- Exercise details
Within the material below, find each line bearing the word "document" and present it.
----------
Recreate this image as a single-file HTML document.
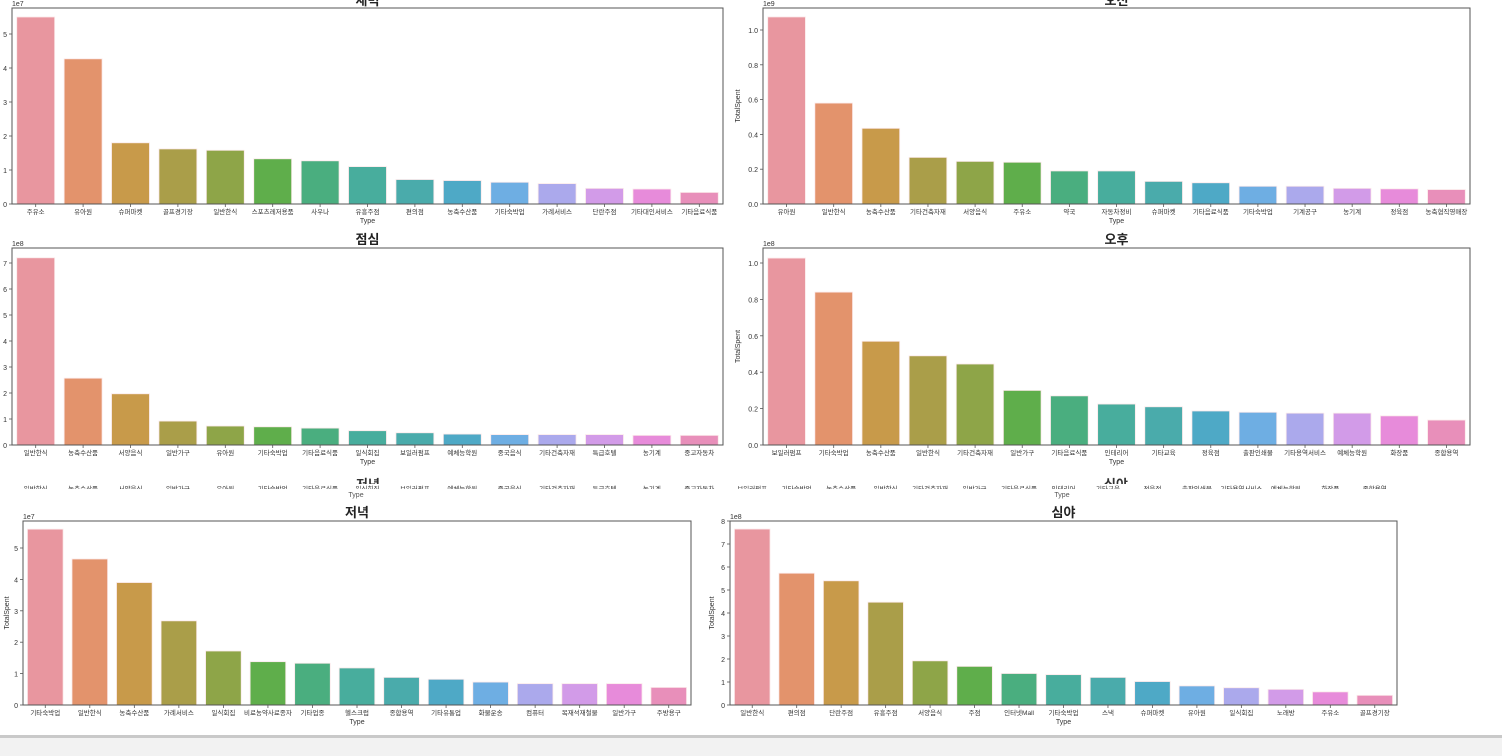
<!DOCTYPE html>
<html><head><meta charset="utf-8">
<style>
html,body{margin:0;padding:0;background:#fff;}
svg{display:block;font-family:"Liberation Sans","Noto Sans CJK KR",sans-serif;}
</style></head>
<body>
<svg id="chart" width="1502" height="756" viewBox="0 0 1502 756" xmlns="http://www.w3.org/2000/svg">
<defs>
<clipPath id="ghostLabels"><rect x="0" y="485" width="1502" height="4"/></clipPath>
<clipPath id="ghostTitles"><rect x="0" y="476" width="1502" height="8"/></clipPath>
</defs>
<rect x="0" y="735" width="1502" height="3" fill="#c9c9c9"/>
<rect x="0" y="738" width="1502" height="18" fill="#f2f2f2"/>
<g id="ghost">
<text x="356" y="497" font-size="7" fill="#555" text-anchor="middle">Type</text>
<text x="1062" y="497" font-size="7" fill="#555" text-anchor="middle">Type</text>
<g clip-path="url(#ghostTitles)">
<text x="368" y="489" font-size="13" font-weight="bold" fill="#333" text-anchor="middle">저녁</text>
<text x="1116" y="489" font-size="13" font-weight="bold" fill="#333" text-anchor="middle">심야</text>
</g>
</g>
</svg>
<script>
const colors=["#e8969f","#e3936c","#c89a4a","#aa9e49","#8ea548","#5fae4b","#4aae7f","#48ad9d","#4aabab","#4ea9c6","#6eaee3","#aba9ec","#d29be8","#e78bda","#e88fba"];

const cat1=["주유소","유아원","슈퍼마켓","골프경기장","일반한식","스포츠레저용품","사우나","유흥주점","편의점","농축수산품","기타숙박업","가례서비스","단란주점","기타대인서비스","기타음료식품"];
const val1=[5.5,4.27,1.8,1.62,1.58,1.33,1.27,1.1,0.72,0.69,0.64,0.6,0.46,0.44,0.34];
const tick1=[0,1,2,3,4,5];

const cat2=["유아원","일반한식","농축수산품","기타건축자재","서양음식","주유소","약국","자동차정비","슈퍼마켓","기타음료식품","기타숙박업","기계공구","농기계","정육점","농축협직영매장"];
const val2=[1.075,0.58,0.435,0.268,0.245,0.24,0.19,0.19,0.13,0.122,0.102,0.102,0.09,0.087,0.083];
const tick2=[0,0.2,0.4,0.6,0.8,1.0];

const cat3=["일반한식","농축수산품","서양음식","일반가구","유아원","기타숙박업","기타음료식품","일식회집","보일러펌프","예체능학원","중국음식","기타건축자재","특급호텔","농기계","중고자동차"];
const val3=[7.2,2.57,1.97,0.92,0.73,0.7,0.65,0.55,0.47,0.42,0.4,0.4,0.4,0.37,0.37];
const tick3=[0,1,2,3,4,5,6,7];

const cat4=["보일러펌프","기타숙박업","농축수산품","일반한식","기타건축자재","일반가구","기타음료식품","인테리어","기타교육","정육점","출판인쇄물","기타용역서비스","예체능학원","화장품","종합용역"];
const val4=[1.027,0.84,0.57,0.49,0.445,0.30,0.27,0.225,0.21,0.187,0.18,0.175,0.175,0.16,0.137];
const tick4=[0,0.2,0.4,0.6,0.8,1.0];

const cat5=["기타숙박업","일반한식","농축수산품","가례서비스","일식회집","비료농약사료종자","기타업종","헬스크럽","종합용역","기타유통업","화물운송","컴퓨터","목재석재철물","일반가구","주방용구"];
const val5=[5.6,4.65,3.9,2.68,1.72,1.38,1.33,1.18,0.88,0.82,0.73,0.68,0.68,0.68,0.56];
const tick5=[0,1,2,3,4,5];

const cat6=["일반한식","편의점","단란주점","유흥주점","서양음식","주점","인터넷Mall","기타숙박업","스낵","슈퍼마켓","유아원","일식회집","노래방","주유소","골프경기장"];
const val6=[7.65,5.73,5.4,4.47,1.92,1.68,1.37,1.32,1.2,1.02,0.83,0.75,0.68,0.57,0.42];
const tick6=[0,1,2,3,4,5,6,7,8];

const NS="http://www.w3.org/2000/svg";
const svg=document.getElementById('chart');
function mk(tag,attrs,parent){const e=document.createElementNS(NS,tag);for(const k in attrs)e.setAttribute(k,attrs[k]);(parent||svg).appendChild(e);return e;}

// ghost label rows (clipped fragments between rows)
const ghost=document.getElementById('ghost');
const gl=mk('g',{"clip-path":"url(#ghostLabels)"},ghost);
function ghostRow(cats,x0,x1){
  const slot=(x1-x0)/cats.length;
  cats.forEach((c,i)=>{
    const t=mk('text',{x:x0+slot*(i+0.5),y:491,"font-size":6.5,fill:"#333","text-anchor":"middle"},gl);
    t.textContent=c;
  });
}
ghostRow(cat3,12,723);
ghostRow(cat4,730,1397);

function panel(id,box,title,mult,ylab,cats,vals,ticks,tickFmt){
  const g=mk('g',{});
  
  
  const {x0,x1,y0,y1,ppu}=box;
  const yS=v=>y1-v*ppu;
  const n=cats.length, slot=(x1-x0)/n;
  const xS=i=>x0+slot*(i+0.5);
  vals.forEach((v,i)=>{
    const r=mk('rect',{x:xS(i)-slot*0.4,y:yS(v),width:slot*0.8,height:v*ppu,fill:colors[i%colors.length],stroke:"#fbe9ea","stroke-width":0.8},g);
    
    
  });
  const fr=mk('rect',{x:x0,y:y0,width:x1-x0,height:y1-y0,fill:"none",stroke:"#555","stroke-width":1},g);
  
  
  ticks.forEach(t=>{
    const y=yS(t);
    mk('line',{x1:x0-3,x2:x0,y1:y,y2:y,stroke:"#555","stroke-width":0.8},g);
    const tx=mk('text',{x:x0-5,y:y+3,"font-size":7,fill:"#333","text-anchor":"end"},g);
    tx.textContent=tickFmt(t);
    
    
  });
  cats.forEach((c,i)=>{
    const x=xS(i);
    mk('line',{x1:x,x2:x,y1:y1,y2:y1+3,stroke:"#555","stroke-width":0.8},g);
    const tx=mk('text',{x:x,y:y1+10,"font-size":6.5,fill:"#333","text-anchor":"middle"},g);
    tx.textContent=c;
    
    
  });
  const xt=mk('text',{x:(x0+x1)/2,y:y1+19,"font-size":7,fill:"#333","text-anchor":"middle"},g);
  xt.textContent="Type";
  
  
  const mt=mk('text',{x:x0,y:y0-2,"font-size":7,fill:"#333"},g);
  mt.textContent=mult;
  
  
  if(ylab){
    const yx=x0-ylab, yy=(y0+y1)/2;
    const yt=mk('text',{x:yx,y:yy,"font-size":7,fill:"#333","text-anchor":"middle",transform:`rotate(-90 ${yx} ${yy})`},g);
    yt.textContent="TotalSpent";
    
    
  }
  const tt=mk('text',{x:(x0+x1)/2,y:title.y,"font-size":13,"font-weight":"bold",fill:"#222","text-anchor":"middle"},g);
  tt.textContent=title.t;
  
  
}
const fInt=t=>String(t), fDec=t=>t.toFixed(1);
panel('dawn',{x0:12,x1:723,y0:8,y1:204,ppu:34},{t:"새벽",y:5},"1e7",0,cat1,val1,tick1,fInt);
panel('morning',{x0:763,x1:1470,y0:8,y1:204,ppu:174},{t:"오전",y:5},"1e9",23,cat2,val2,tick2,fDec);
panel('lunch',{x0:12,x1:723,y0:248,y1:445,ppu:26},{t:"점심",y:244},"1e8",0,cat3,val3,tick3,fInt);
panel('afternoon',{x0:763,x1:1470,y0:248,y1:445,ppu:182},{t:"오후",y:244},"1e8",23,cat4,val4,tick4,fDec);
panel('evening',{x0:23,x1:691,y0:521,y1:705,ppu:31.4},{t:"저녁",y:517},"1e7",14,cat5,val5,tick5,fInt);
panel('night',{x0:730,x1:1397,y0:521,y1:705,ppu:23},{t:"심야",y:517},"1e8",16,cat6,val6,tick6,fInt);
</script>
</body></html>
----------
- Reply to the exercise
Recreate this image as a single-file HTML document.
const svg=document.getElementById('chart');
function mk(tag,attrs,parent){const e=document.createElementNS(NS,tag);for(const k in attrs)e.setAttribute(k,attrs[k]);(parent||svg).appendChild(e);return e;}
const ghost=document.getElementById('ghost');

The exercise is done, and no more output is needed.